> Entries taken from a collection
★ ★ ★ ★ ★ ★ ★
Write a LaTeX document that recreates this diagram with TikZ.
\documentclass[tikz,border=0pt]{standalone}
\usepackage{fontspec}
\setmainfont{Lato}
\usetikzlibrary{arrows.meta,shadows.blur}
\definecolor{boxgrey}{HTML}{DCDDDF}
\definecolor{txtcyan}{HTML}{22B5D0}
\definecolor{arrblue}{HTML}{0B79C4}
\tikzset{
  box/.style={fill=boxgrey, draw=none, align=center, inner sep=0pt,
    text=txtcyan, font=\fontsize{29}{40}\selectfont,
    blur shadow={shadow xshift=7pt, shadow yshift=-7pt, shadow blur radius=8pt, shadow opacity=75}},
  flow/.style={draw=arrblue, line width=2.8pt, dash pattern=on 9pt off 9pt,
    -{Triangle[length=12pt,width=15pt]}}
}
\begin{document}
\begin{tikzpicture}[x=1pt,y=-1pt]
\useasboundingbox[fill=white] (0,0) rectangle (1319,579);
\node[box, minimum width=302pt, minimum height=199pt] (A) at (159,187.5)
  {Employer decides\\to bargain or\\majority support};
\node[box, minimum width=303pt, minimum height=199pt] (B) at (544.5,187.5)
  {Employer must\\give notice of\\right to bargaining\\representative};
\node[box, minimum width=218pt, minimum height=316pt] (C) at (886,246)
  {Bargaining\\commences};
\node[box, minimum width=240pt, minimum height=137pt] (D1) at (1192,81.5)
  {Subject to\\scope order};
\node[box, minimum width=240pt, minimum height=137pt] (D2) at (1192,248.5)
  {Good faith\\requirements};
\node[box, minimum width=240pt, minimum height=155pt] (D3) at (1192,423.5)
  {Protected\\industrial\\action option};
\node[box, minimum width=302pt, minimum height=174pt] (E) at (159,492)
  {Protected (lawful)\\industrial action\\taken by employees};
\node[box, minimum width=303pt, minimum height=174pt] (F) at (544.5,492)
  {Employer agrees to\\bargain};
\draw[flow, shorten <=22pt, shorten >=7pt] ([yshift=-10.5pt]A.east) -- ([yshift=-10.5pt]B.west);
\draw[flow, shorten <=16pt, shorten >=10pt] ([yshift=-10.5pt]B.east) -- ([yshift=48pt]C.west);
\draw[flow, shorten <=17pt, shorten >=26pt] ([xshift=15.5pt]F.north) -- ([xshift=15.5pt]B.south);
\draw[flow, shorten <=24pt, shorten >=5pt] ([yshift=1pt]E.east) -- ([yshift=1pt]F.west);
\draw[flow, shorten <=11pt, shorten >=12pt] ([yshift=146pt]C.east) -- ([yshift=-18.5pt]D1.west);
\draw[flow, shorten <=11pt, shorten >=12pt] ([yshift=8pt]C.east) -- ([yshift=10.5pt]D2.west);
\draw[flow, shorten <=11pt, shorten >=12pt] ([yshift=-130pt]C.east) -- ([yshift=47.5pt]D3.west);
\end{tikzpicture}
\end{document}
★ ★ ★ ★ ★ ★ ★
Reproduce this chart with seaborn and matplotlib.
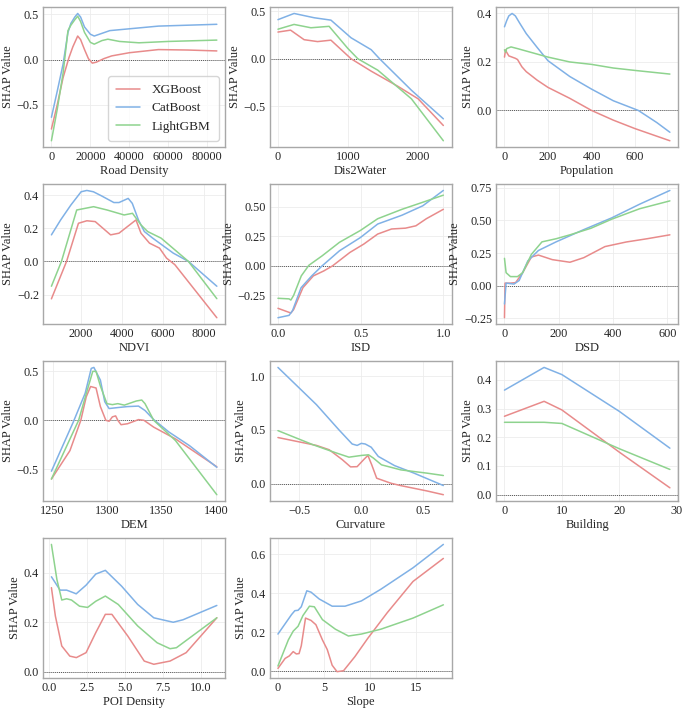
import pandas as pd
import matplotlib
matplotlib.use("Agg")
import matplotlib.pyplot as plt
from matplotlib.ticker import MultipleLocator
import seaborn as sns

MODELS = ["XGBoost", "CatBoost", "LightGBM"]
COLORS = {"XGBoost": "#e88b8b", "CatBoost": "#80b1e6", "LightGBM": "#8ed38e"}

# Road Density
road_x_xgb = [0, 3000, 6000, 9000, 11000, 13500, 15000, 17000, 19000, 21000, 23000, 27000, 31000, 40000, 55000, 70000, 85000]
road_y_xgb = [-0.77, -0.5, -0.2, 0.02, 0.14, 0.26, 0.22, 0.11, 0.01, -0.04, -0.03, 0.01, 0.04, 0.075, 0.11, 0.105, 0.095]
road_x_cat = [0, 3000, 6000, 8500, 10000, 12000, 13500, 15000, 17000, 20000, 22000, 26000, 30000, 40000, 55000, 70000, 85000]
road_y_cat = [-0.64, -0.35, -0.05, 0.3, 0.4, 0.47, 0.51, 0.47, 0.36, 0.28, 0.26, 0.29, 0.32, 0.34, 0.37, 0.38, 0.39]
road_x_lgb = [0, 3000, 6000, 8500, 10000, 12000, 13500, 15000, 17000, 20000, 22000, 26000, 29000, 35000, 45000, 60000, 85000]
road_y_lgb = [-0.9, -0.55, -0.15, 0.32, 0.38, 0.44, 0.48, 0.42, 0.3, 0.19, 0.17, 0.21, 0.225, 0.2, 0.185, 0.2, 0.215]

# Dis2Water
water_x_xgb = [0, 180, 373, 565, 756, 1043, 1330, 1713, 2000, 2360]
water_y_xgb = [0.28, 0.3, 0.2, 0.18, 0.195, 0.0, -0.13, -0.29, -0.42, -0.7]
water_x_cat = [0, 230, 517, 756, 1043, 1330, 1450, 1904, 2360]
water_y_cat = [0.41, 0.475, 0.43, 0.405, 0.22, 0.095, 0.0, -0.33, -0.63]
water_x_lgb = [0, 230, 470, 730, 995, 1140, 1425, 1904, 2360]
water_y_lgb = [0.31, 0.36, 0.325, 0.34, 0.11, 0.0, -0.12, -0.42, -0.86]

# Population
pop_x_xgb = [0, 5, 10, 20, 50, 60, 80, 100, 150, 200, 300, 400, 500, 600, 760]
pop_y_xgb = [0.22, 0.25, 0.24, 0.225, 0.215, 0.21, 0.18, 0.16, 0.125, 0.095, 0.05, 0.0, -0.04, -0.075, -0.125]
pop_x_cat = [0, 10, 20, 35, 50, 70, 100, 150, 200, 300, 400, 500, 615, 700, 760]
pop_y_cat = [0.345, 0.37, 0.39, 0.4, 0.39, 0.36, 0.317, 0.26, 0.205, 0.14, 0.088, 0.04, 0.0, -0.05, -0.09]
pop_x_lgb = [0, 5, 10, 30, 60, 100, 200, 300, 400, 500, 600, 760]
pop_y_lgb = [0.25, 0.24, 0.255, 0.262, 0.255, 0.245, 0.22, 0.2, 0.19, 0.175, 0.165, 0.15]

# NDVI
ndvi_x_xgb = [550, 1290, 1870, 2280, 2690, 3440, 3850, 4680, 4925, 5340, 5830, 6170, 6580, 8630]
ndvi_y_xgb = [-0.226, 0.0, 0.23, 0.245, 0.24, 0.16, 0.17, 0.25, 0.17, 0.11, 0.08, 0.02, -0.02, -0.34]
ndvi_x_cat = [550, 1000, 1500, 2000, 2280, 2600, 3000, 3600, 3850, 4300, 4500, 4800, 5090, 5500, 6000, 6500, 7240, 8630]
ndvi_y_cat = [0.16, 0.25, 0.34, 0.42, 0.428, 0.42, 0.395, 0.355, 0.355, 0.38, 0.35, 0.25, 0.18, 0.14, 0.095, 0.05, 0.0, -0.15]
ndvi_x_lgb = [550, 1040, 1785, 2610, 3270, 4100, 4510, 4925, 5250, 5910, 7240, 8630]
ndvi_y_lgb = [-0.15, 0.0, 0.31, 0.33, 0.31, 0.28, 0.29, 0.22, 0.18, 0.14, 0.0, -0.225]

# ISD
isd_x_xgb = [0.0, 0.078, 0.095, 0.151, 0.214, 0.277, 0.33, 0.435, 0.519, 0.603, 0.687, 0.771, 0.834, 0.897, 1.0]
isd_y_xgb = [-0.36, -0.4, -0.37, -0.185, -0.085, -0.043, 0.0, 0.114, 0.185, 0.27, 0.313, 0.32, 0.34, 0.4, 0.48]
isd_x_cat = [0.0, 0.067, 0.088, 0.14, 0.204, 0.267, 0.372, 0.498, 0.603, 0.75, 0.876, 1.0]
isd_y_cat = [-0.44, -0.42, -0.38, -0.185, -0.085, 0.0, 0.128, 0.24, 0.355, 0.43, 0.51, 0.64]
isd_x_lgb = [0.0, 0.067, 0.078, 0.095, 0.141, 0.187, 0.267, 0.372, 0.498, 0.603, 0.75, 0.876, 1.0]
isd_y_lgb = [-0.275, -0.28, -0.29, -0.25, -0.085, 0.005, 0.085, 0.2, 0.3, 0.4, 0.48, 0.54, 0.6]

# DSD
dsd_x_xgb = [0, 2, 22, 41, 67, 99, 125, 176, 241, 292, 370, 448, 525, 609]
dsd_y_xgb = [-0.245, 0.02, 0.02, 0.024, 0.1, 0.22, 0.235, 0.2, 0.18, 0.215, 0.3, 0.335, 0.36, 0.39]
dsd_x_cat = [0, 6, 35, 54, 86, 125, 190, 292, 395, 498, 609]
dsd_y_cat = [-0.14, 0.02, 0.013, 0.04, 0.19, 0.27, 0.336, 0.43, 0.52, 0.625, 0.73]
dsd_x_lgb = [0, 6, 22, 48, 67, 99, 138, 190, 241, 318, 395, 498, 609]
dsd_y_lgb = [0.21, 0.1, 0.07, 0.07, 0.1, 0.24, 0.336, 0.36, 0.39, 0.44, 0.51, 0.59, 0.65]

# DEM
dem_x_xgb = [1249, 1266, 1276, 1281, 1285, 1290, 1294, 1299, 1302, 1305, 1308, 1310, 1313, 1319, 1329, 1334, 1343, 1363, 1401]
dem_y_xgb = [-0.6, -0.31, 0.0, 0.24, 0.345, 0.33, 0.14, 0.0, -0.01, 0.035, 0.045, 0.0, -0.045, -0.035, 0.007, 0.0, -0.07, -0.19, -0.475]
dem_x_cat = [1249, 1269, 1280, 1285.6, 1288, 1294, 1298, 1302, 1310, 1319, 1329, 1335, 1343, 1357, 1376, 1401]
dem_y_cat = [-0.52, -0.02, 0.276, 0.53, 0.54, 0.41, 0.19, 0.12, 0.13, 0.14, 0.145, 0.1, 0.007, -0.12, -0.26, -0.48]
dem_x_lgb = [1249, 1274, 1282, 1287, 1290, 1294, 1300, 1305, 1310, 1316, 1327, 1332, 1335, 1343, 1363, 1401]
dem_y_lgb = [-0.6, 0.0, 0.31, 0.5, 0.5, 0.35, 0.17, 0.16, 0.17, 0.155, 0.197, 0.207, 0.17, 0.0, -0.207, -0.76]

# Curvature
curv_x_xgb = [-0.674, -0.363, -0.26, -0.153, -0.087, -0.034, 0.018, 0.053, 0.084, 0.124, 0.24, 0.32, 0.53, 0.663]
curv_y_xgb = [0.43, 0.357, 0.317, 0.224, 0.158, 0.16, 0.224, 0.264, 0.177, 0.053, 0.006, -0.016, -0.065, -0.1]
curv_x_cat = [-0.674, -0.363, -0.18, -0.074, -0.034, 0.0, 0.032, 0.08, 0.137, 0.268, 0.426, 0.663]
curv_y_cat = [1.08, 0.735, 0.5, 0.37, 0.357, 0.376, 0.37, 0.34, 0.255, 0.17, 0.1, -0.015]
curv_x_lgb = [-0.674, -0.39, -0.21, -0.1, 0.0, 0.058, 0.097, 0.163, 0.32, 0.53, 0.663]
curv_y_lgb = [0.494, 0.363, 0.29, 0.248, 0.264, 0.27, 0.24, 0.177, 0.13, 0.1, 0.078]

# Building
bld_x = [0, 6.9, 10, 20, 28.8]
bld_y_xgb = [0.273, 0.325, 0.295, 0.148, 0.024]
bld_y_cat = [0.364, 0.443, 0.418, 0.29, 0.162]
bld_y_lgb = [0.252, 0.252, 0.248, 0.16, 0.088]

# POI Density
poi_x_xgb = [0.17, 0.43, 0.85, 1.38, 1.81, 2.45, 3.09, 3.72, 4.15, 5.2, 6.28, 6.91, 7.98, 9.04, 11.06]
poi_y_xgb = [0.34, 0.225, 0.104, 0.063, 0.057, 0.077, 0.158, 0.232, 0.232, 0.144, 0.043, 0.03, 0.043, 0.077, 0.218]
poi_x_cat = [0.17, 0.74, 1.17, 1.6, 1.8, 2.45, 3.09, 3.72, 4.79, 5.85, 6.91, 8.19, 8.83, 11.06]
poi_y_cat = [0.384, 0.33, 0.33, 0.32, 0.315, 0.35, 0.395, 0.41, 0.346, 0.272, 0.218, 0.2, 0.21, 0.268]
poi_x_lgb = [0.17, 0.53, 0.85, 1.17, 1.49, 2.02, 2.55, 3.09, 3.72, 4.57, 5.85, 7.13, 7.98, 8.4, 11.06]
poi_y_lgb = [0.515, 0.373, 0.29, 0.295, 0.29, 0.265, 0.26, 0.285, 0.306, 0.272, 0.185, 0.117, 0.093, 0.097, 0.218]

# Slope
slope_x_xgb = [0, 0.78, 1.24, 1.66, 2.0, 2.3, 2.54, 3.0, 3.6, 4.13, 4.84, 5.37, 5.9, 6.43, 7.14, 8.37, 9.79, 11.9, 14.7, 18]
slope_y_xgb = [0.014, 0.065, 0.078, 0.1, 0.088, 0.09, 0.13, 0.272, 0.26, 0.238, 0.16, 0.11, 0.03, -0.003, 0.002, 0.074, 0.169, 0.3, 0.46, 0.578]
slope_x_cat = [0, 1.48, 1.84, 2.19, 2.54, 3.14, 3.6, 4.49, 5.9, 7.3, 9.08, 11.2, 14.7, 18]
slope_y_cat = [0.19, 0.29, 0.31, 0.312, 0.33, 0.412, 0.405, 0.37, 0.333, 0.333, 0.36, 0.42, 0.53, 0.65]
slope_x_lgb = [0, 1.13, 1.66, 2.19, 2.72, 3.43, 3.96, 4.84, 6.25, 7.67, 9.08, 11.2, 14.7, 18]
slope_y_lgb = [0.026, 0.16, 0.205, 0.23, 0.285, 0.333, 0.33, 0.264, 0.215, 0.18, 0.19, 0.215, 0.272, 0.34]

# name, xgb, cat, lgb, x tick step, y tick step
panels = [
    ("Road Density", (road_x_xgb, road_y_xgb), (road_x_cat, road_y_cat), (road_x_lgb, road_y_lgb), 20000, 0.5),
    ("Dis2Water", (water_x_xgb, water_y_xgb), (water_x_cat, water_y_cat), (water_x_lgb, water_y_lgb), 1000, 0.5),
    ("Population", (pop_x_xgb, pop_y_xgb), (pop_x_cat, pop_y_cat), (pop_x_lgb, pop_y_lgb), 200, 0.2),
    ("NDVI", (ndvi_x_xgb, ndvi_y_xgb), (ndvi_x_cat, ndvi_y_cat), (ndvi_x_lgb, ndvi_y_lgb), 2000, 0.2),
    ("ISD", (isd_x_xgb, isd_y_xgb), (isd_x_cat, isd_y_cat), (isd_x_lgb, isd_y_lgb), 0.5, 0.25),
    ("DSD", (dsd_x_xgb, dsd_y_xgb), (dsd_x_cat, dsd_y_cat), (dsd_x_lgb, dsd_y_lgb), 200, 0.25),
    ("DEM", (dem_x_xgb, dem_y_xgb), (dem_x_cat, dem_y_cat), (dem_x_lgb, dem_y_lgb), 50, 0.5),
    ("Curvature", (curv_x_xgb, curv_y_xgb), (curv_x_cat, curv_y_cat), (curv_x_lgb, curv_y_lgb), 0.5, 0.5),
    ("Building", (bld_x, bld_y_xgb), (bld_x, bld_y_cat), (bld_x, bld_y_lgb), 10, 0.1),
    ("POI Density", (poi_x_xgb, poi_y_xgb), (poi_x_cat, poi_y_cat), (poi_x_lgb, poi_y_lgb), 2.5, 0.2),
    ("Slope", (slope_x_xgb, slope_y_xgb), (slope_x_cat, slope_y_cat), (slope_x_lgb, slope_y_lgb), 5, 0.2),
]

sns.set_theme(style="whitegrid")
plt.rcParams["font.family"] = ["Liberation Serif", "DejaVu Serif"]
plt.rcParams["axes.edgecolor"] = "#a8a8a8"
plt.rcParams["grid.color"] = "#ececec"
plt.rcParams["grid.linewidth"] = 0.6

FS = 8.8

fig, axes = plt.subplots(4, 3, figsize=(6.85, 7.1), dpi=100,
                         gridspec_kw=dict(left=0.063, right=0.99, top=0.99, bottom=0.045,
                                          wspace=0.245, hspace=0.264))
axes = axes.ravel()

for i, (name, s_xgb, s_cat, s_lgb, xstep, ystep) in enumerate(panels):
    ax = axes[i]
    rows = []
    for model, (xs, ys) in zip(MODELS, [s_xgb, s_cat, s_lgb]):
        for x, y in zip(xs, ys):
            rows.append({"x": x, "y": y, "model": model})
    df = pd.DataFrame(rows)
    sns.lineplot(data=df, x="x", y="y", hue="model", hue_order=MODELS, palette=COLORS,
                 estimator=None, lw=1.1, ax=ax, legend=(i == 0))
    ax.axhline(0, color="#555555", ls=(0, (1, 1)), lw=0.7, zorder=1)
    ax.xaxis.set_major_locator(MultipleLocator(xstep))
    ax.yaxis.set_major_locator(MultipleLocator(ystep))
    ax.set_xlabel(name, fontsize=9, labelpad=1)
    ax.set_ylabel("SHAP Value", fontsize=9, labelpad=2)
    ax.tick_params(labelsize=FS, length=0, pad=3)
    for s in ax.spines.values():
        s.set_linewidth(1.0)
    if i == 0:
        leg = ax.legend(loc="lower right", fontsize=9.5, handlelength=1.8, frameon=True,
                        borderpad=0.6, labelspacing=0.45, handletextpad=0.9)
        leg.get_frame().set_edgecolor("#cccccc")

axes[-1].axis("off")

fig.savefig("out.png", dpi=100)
★ ★ ★ ★ ★ ★ ★
> TASK OBJECTIVE
Filter the records down to the lines that contain the string "seaborn", and copy those lines.

> ANSWER TO THE TASK
Reproduce this chart with seaborn and matplotlib.
import seaborn as sns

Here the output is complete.